*WHAT TO DO*: Write the data below out exactly as it stands. Do not include the pictures.

*MATERIAL PROVIDED*:
%%

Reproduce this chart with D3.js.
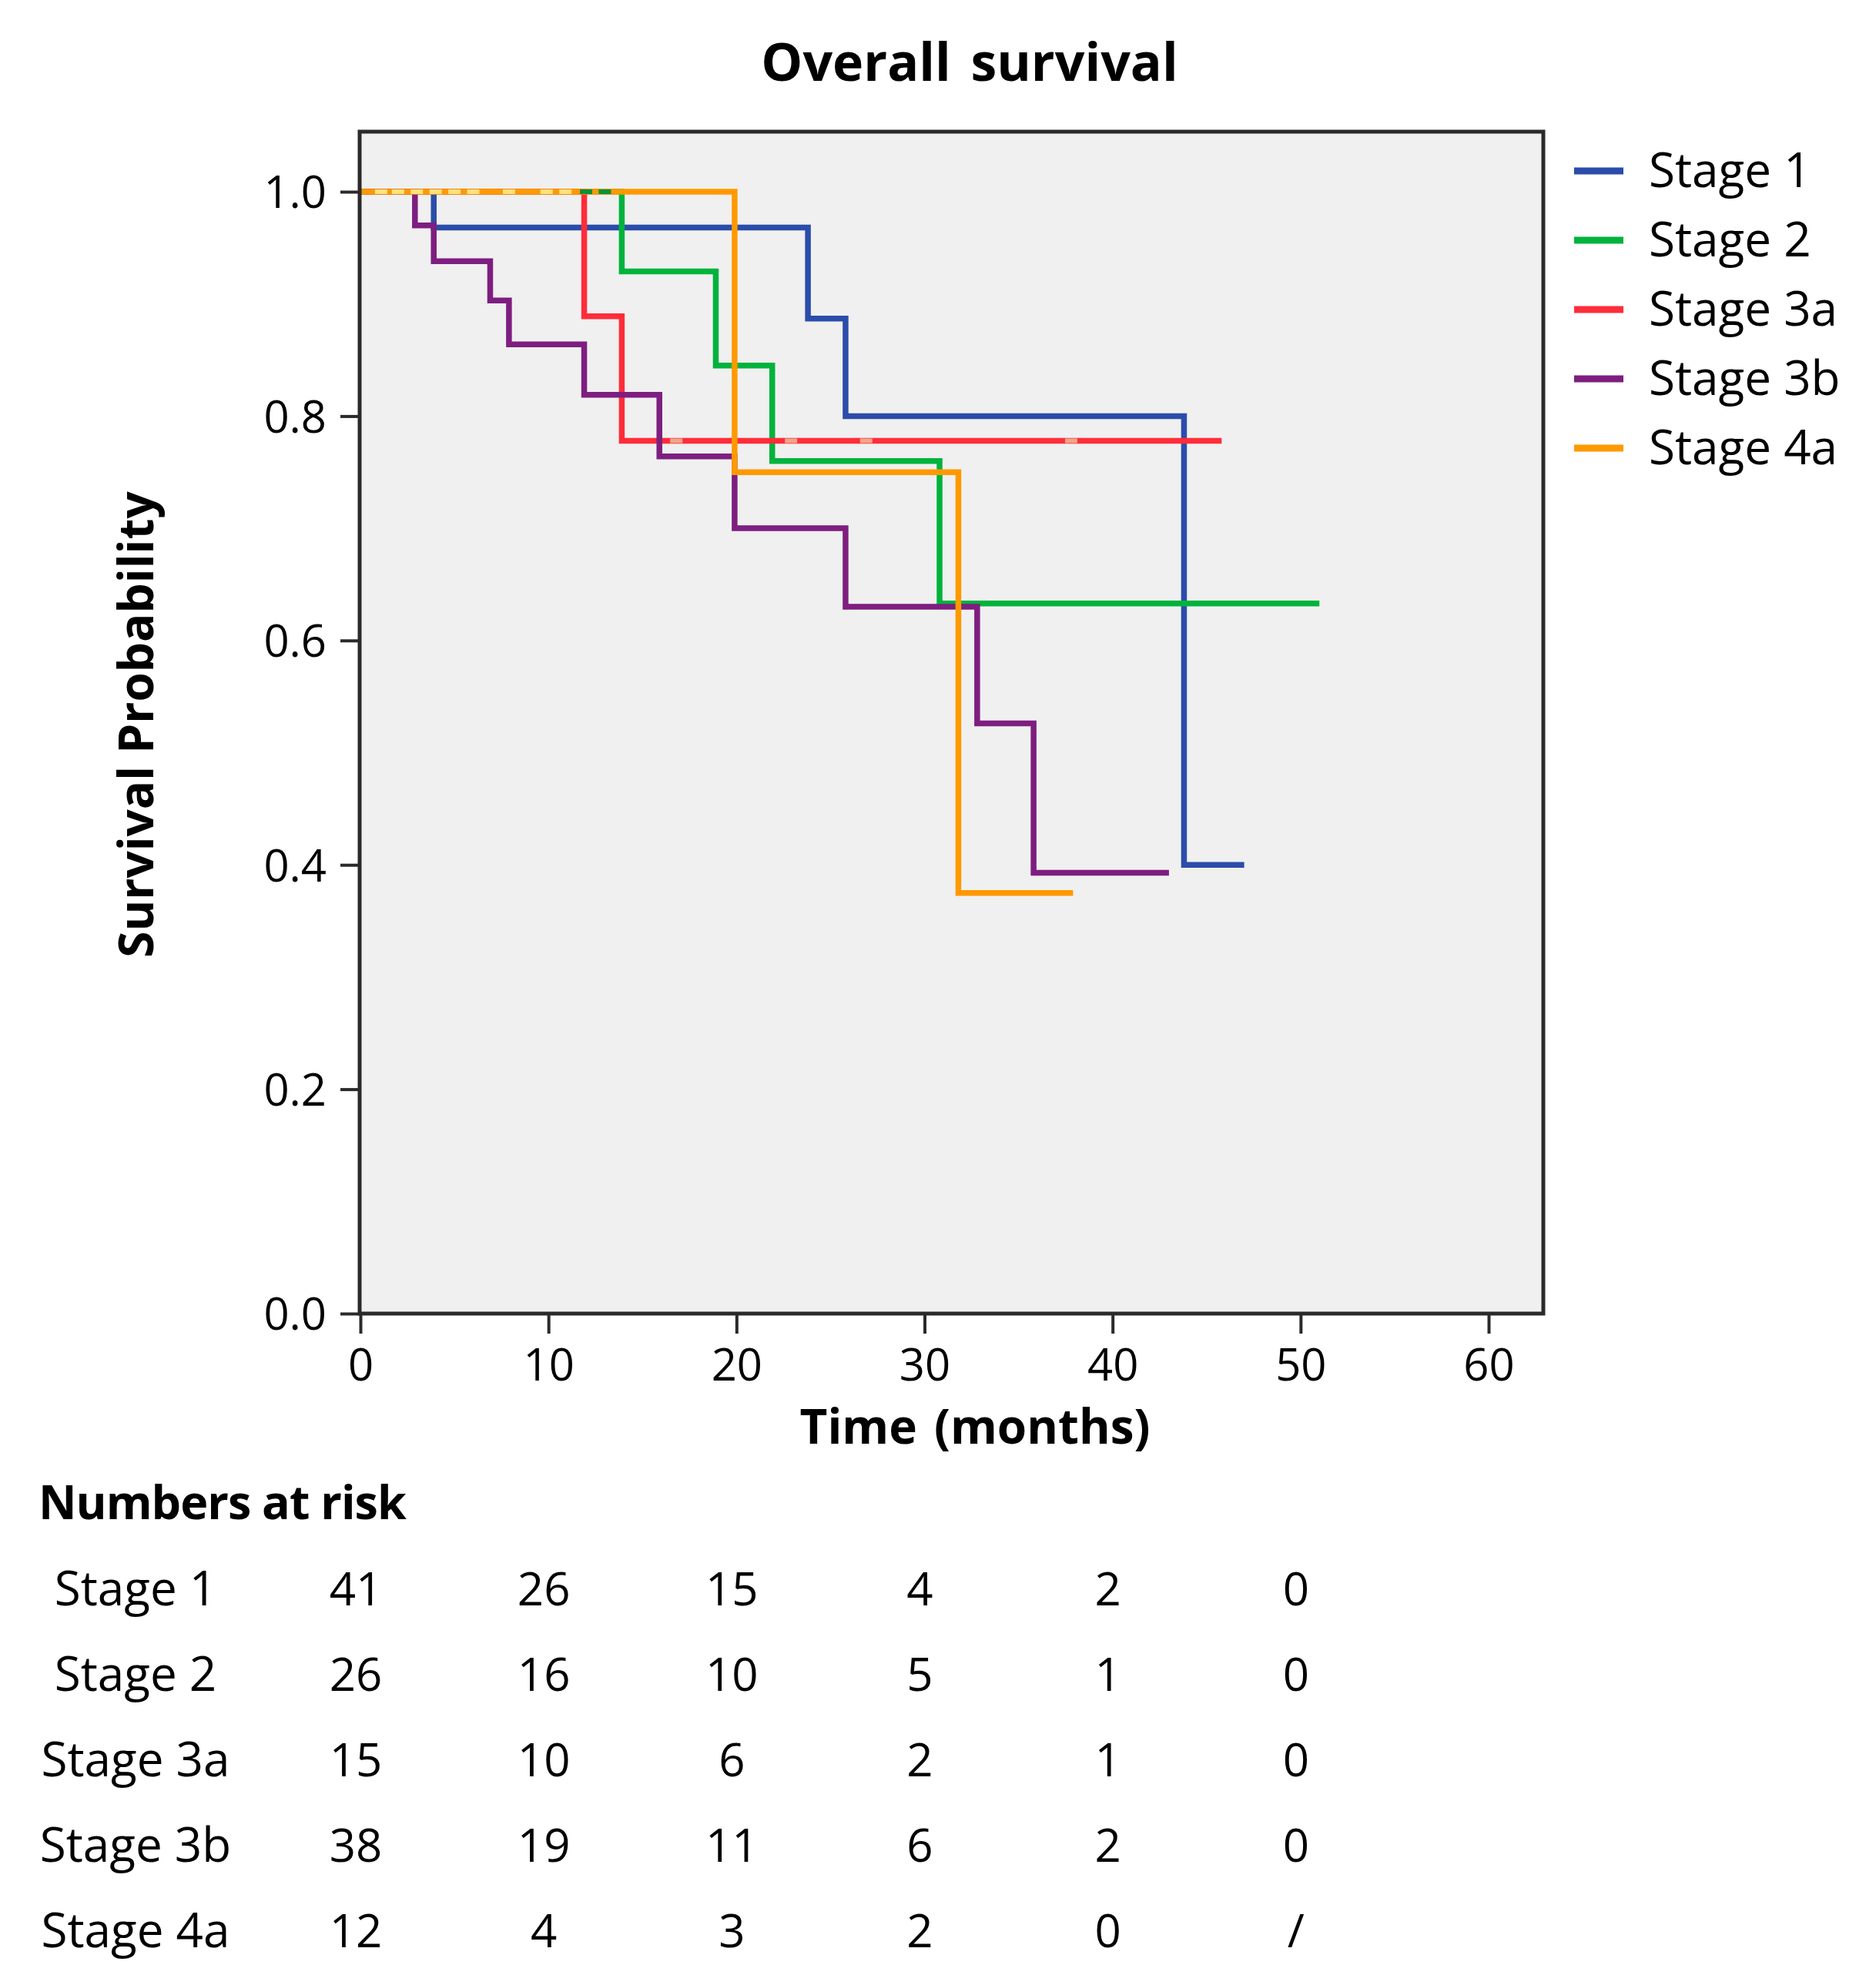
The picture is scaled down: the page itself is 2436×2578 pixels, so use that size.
<!DOCTYPE html>
<html>
<head>
<meta charset="utf-8">
<script src="https://cdn.jsdelivr.net/npm/d3@7/dist/d3.min.js"></script>
<style>
  html, body { margin: 0; padding: 0; background: #ffffff; }
  svg { display: block; }
  text { font-family: "Open Sans", "Noto Sans", sans-serif; fill: #000; }
</style>
</head>
<body>
<script>
// ---------------- DATA ----------------
const stageNames = ["Stage 1", "Stage 2", "Stage 3a", "Stage 3b", "Stage 4a"];
const stageColors = ["#2B4DAA", "#00B33C", "#FF2D3A", "#7E1E80", "#FF9900"];
const censorColors = ["#8FA3E0", "#0E8F36", "#F2A58A", "#C08AC0", "#FFE27A"];

// step times (months) and survival after each step; last entry = end of follow-up
const stage1Times = [0, 3.9, 23.8, 25.8, 43.8, 47.0];
const stage1Surv  = [1, 0.968, 0.887, 0.800, 0.400, 0.400];
const stage2Times = [0, 13.9, 18.9, 21.9, 30.8, 51.0];
const stage2Surv  = [1, 0.929, 0.845, 0.760, 0.633, 0.633];
const stage3aTimes = [0, 11.9, 13.9, 45.8];
const stage3aSurv  = [1, 0.889, 0.778, 0.778];
const stage3bTimes = [0, 2.9, 3.9, 6.9, 7.9, 11.9, 15.9, 19.9, 25.8, 32.8, 35.8, 43.0];
const stage3bSurv  = [1, 0.970, 0.938, 0.903, 0.864, 0.819, 0.764, 0.700, 0.630, 0.526, 0.393, 0.393];
const stage4aTimes = [0, 19.9, 31.8, 37.9];
const stage4aSurv  = [1, 0.750, 0.375, 0.375];

// censoring marks (months)
const stage1Censor = [];
const stage2Censor = [12.0, 13.0];
const stage3aCensor = [16.8, 22.9, 26.9, 37.8];
const stage3bCensor = [];
const stage4aCensor = [1.1, 2.0, 3.0, 4.0, 5.0, 6.0, 7.9, 9.9, 10.9];

const xTicks = [0, 10, 20, 30, 40, 50, 60];
const yTicks = [0.0, 0.2, 0.4, 0.6, 0.8, 1.0];

const riskTimes = [0, 10, 20, 30, 40, 50];
const riskStage1 = ["41", "26", "15", "4", "2", "0"];
const riskStage2 = ["26", "16", "10", "5", "1", "0"];
const riskStage3a = ["15", "10", "6", "2", "1", "0"];
const riskStage3b = ["38", "19", "11", "6", "2", "0"];
const riskStage4a = ["12", "4", "3", "2", "0", "/"];

const titleText = "Overall survival";
const xLabel = "Time (months)";
const yLabel = "Survival Probability";
const riskTitle = "Numbers at risk";

// ---------------- LAYOUT ----------------
const W = 2436, H = 2578;
const frame = { left: 467, right: 2004, top: 171, bottom: 1706 };

const svg = d3.select("body").append("svg")
  .attr("width", W).attr("height", H).attr("viewBox", `0 0 ${W} ${H}`);

const x = d3.scaleLinear().domain([0, 60]).range([468, 1933]);
const y = d3.scaleLinear().domain([0, 1]).range([1706, 249]);

// plot background
svg.append("rect")
  .attr("x", frame.left).attr("y", frame.top)
  .attr("width", frame.right - frame.left).attr("height", frame.bottom - frame.top)
  .attr("fill", "#F0F0F0");

// title
svg.append("text").attr("x", 1259).attr("y", 105)
  .attr("text-anchor", "middle").attr("font-size", 68).attr("font-weight", 700)
  .attr("word-spacing", 8).text(titleText);

// curves
const series = [
  { t: stage1Times, s: stage1Surv, c: stage1Censor },
  { t: stage2Times, s: stage2Surv, c: stage2Censor },
  { t: stage3aTimes, s: stage3aSurv, c: stage3aCensor },
  { t: stage3bTimes, s: stage3bSurv, c: stage3bCensor },
  { t: stage4aTimes, s: stage4aSurv, c: stage4aCensor }
];

const line = d3.line().x(d => x(d[0])).y(d => y(d[1])).curve(d3.curveStepAfter);

const gLines = svg.append("g");
series.forEach((ser, i) => {
  const pts = ser.t.map((t, k) => [t, ser.s[k]]);
  gLines.append("path")
    .attr("d", line(pts))
    .attr("fill", "none")
    .attr("stroke", stageColors[i])
    .attr("stroke-width", 7.5)
    .attr("stroke-linejoin", "miter")
    .attr("stroke-linecap", "butt");
});

// censor marks
function survAt(ser, t) {
  let v = 1;
  ser.t.forEach((tt, k) => { if (tt <= t) v = ser.s[k]; });
  return v;
}
const gCens = svg.append("g");
series.forEach((ser, i) => {
  ser.c.forEach(t => {
    const yy = y(survAt(ser, t));
    gCens.append("line")
      .attr("x1", x(t) - 8).attr("x2", x(t) + 8)
      .attr("y1", yy).attr("y2", yy)
      .attr("stroke", censorColors[i]).attr("stroke-width", 6);
  });
});

// frame
svg.append("rect")
  .attr("x", frame.left).attr("y", frame.top)
  .attr("width", frame.right - frame.left).attr("height", frame.bottom - frame.top)
  .attr("fill", "none").attr("stroke", "#2a2a2a").attr("stroke-width", 5);

// y axis
const yAxis = d3.axisLeft(y).tickValues(yTicks).tickFormat(d3.format(".1f"))
  .tickSize(25).tickPadding(18);
const gy = svg.append("g").attr("transform", `translate(${frame.left},0)`).call(yAxis);
gy.select(".domain").remove();
gy.selectAll(".tick line").attr("stroke", "#2a2a2a").attr("stroke-width", 4);
gy.selectAll(".tick text").attr("font-size", 58).attr("fill", "#000")
  .attr("font-family", "'Open Sans', sans-serif").attr("dy", "0.36em");

// x axis
const xAxis = d3.axisBottom(x).tickValues(xTicks).tickFormat(d3.format("d"))
  .tickSize(26).tickPadding(20);
const gx = svg.append("g").attr("transform", `translate(0,${frame.bottom})`).call(xAxis);
gx.select(".domain").remove();
gx.selectAll(".tick line").attr("stroke", "#2a2a2a").attr("stroke-width", 4);
gx.selectAll(".tick text").attr("font-size", 58).attr("fill", "#000")
  .attr("font-family", "'Open Sans', sans-serif").attr("dy", "0.71em");

// axis labels
svg.append("text").attr("x", 1266).attr("y", 1875)
  .attr("text-anchor", "middle").attr("font-size", 62).attr("font-weight", 700)
  .attr("word-spacing", 6).text(xLabel);

svg.append("text")
  .attr("transform", "translate(199,941) rotate(-90)")
  .attr("text-anchor", "middle").attr("font-size", 62).attr("font-weight", 700)
  .text(yLabel);

// legend
const gLeg = svg.append("g");
stageNames.forEach((name, i) => {
  const ly = 222 + i * 90;
  gLeg.append("line").attr("x1", 2044).attr("x2", 2108).attr("y1", ly).attr("y2", ly)
    .attr("stroke", stageColors[i]).attr("stroke-width", 9);
  gLeg.append("text").attr("x", 2141).attr("y", ly + 21)
    .attr("font-size", 62).text(name);
});

// numbers at risk table
svg.append("text").attr("x", 50).attr("y", 1973)
  .attr("font-size", 61).attr("font-weight", 700).attr("letter-spacing", -1).text(riskTitle);

const riskRows = [riskStage1, riskStage2, riskStage3a, riskStage3b, riskStage4a];
const gRisk = svg.append("g");
riskRows.forEach((row, r) => {
  const cy = 2063 + r * 111;
  gRisk.append("text").attr("x", 176).attr("y", cy + 22)
    .attr("text-anchor", "middle").attr("font-size", 62).text(stageNames[r]);
  row.forEach((v, k) => {
    gRisk.append("text").attr("x", x(riskTimes[k]) - 6).attr("y", cy + 22)
      .attr("text-anchor", "middle").attr("font-size", 60).text(v);
  });
});
</script>
</body>
</html>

%%

*RESULT OF THIS TASK*:
Reproduce this chart with D3.js.
The picture is scaled down: the page itself is 2436×2578 pixels, so use that size.
<!DOCTYPE html>
<html>
<head>
<meta charset="utf-8">
<script src="https://cdn.jsdelivr.net/npm/d3@7/dist/d3.min.js"></script>
<style>
  html, body { margin: 0; padding: 0; background: #ffffff; }
  svg { display: block; }
  text { font-family: "Open Sans", "Noto Sans", sans-serif; fill: #000; }
</style>
</head>
<body>
<script>
// ---------------- DATA ----------------
const stageNames = ["Stage 1", "Stage 2", "Stage 3a", "Stage 3b", "Stage 4a"];
const stageColors = ["#2B4DAA", "#00B33C", "#FF2D3A", "#7E1E80", "#FF9900"];
const censorColors = ["#8FA3E0", "#0E8F36", "#F2A58A", "#C08AC0", "#FFE27A"];

// step times (months) and survival after each step; last entry = end of follow-up
const stage1Times = [0, 3.9, 23.8, 25.8, 43.8, 47.0];
const stage1Surv  = [1, 0.968, 0.887, 0.800, 0.400, 0.400];
const stage2Times = [0, 13.9, 18.9, 21.9, 30.8, 51.0];
const stage2Surv  = [1, 0.929, 0.845, 0.760, 0.633, 0.633];
const stage3aTimes = [0, 11.9, 13.9, 45.8];
const stage3aSurv  = [1, 0.889, 0.778, 0.778];
const stage3bTimes = [0, 2.9, 3.9, 6.9, 7.9, 11.9, 15.9, 19.9, 25.8, 32.8, 35.8, 43.0];
const stage3bSurv  = [1, 0.970, 0.938, 0.903, 0.864, 0.819, 0.764, 0.700, 0.630, 0.526, 0.393, 0.393];
const stage4aTimes = [0, 19.9, 31.8, 37.9];
const stage4aSurv  = [1, 0.750, 0.375, 0.375];

// censoring marks (months)
const stage1Censor = [];
const stage2Censor = [12.0, 13.0];
const stage3aCensor = [16.8, 22.9, 26.9, 37.8];
const stage3bCensor = [];
const stage4aCensor = [1.1, 2.0, 3.0, 4.0, 5.0, 6.0, 7.9, 9.9, 10.9];

const xTicks = [0, 10, 20, 30, 40, 50, 60];
const yTicks = [0.0, 0.2, 0.4, 0.6, 0.8, 1.0];

const riskTimes = [0, 10, 20, 30, 40, 50];
const riskStage1 = ["41", "26", "15", "4", "2", "0"];
const riskStage2 = ["26", "16", "10", "5", "1", "0"];
const riskStage3a = ["15", "10", "6", "2", "1", "0"];
const riskStage3b = ["38", "19", "11", "6", "2", "0"];
const riskStage4a = ["12", "4", "3", "2", "0", "/"];

const titleText = "Overall survival";
const xLabel = "Time (months)";
const yLabel = "Survival Probability";
const riskTitle = "Numbers at risk";

// ---------------- LAYOUT ----------------
const W = 2436, H = 2578;
const frame = { left: 467, right: 2004, top: 171, bottom: 1706 };

const svg = d3.select("body").append("svg")
  .attr("width", W).attr("height", H).attr("viewBox", `0 0 ${W} ${H}`);

const x = d3.scaleLinear().domain([0, 60]).range([468, 1933]);
const y = d3.scaleLinear().domain([0, 1]).range([1706, 249]);

// plot background
svg.append("rect")
  .attr("x", frame.left).attr("y", frame.top)
  .attr("width", frame.right - frame.left).attr("height", frame.bottom - frame.top)
  .attr("fill", "#F0F0F0");

// title
svg.append("text").attr("x", 1259).attr("y", 105)
  .attr("text-anchor", "middle").attr("font-size", 68).attr("font-weight", 700)
  .attr("word-spacing", 8).text(titleText);

// curves
const series = [
  { t: stage1Times, s: stage1Surv, c: stage1Censor },
  { t: stage2Times, s: stage2Surv, c: stage2Censor },
  { t: stage3aTimes, s: stage3aSurv, c: stage3aCensor },
  { t: stage3bTimes, s: stage3bSurv, c: stage3bCensor },
  { t: stage4aTimes, s: stage4aSurv, c: stage4aCensor }
];

const line = d3.line().x(d => x(d[0])).y(d => y(d[1])).curve(d3.curveStepAfter);

const gLines = svg.append("g");
series.forEach((ser, i) => {
  const pts = ser.t.map((t, k) => [t, ser.s[k]]);
  gLines.append("path")
    .attr("d", line(pts))
    .attr("fill", "none")
    .attr("stroke", stageColors[i])
    .attr("stroke-width", 7.5)
    .attr("stroke-linejoin", "miter")
    .attr("stroke-linecap", "butt");
});

// censor marks
function survAt(ser, t) {
  let v = 1;
  ser.t.forEach((tt, k) => { if (tt <= t) v = ser.s[k]; });
  return v;
}
const gCens = svg.append("g");
series.forEach((ser, i) => {
  ser.c.forEach(t => {
    const yy = y(survAt(ser, t));
    gCens.append("line")
      .attr("x1", x(t) - 8).attr("x2", x(t) + 8)
      .attr("y1", yy).attr("y2", yy)
      .attr("stroke", censorColors[i]).attr("stroke-width", 6);
  });
});

// frame
svg.append("rect")
  .attr("x", frame.left).attr("y", frame.top)
  .attr("width", frame.right - frame.left).attr("height", frame.bottom - frame.top)
  .attr("fill", "none").attr("stroke", "#2a2a2a").attr("stroke-width", 5);

// y axis
const yAxis = d3.axisLeft(y).tickValues(yTicks).tickFormat(d3.format(".1f"))
  .tickSize(25).tickPadding(18);
const gy = svg.append("g").attr("transform", `translate(${frame.left},0)`).call(yAxis);
gy.select(".domain").remove();
gy.selectAll(".tick line").attr("stroke", "#2a2a2a").attr("stroke-width", 4);
gy.selectAll(".tick text").attr("font-size", 58).attr("fill", "#000")
  .attr("font-family", "'Open Sans', sans-serif").attr("dy", "0.36em");

// x axis
const xAxis = d3.axisBottom(x).tickValues(xTicks).tickFormat(d3.format("d"))
  .tickSize(26).tickPadding(20);
const gx = svg.append("g").attr("transform", `translate(0,${frame.bottom})`).call(xAxis);
gx.select(".domain").remove();
gx.selectAll(".tick line").attr("stroke", "#2a2a2a").attr("stroke-width", 4);
gx.selectAll(".tick text").attr("font-size", 58).attr("fill", "#000")
  .attr("font-family", "'Open Sans', sans-serif").attr("dy", "0.71em");

// axis labels
svg.append("text").attr("x", 1266).attr("y", 1875)
  .attr("text-anchor", "middle").attr("font-size", 62).attr("font-weight", 700)
  .attr("word-spacing", 6).text(xLabel);

svg.append("text")
  .attr("transform", "translate(199,941) rotate(-90)")
  .attr("text-anchor", "middle").attr("font-size", 62).attr("font-weight", 700)
  .text(yLabel);

// legend
const gLeg = svg.append("g");
stageNames.forEach((name, i) => {
  const ly = 222 + i * 90;
  gLeg.append("line").attr("x1", 2044).attr("x2", 2108).attr("y1", ly).attr("y2", ly)
    .attr("stroke", stageColors[i]).attr("stroke-width", 9);
  gLeg.append("text").attr("x", 2141).attr("y", ly + 21)
    .attr("font-size", 62).text(name);
});

// numbers at risk table
svg.append("text").attr("x", 50).attr("y", 1973)
  .attr("font-size", 61).attr("font-weight", 700).attr("letter-spacing", -1).text(riskTitle);

const riskRows = [riskStage1, riskStage2, riskStage3a, riskStage3b, riskStage4a];
const gRisk = svg.append("g");
riskRows.forEach((row, r) => {
  const cy = 2063 + r * 111;
  gRisk.append("text").attr("x", 176).attr("y", cy + 22)
    .attr("text-anchor", "middle").attr("font-size", 62).text(stageNames[r]);
  row.forEach((v, k) => {
    gRisk.append("text").attr("x", x(riskTimes[k]) - 6).attr("y", cy + 22)
      .attr("text-anchor", "middle").attr("font-size", 60).text(v);
  });
});
</script>
</body>
</html>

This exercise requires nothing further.